NOTE: The ROW_NUMBER() function can also be used for ranking as we saw above, however, it lacks the functionality of handling ties! 


DENSE_RANK() 

This function is completely similar to the RANK() function explained above. The only difference lies in the ranking procedure. In cases of ties, DENSE_RANK() doesn’t skip the following rank. 


YES, That’s it!! 


Referencing the above example, the 2nd rank will be assigned after the 1st. Thus, no ranks are skipped. 


Here's a task…. Solve the question in RANK() using DENSE_RANK()… 


HINT: just interchange RANK()



 Result:   



You may be thinking… “Sure sir, I’ve grasped the difference between the two rankings due to my competency… however, when is it to be used??”

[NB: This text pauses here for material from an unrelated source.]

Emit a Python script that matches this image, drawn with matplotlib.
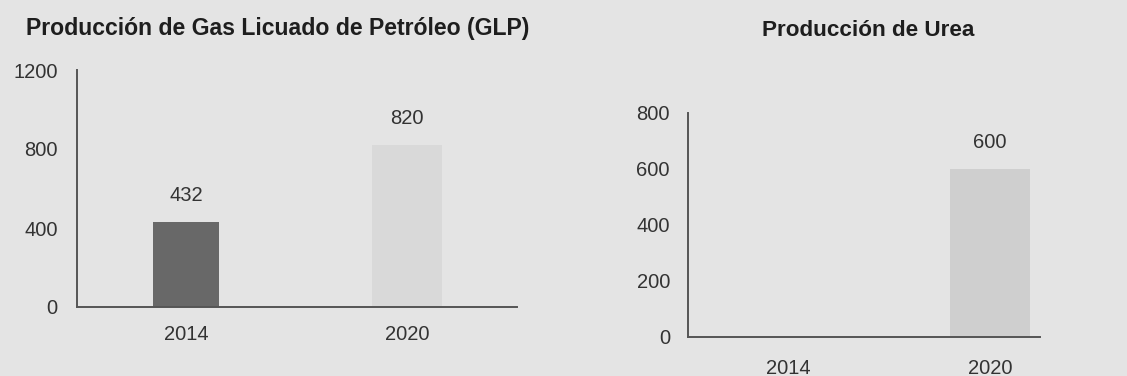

In my opinion, it’s a good practice to use DENSE_RANK().


Value Window Functions

These functions return the values of the next/ preceding row while the current row is being processed. This may be the most important function, since generally while performing analysis we are required to calculate differences between the current row and the next/ preceding row. 


Let's learn by example! 


LEAD() 


This function returns the value of the next row for the current row being processed! 


Syntax


SELECT 

  LEAD(col_name, offset, default) OVER (user_defined_Window)


FROM table_name





NOTE: If the offset is set to 1, the next row will be chosen. If it's set to 2 the second row will be chosen and so on. 



Question

A table named Sales exists with the following columns: OrderDate, ProductID, and Revenue.


Create a query that returns the ProductID, OrderDate, and the revenue difference (RevenueDiff) between the current order and the next order for each product. If there is no next order for a product, treat the RevenueDiff as 0. 


Solution


WITH RankedSales AS (

    SELECT

        ProductID,

        OrderDate,

        Revenue,

        LEAD(OrderDate) OVER (PARTITION BY ProductID ORDER BY OrderDate) AS NextOrderDate,

        LEAD(Revenue) OVER (PARTITION BY ProductID ORDER BY OrderDate) AS NextRevenue


    FROM Sales

)


SELECT

    a.ProductID,

    a.OrderDate,

    CASE

        WHEN b.ProductID IS NOT NULL THEN b.NextRevenue - a.Revenue

        ELSE 0

    END AS RevenueDiff


FROM

    RankedSales a

LEFT JOIN

    RankedSales b ON a.ProductID = b.ProductID AND 

    a.OrderDate = b.NextOrderDate


ORDER BY

    a.ProductID, a.OrderDate;


Solution Breakdown





Result

The reason why the last row of every product_id group is 0 is that if it takes the value of the next row (i.e. from the next group), the Window function gets violated (PARTITION BY product_id) 


LAG()

This function returns the value of the previous row for the current row being processed! 


Syntax

SELECT 

  LAG(col_name, offset, default) OVER (user_defined_window)


FROM table_name




A task again…. Solve the question in LEAD() using LAG()… 


HINT: just interchange LAG()    


In this example too, the 1st row is 0 since it’s a violation to take a value from the previous group! 


Conclusion 

By now, I hope you have gained valuable insights into SQL Window Functions. Also, I hope you comprehended the fundamentals of these functions, including Aggregate, Ranking, and Value Window Functions. Besides, keep in mind the key distinctions between Window Functions and GroupBy, the syntax for their implementation, and their practical use cases. 


All in all, Windowing is a powerful tool for performing comparative analysis in SQL!! 

HAPPY CODING!!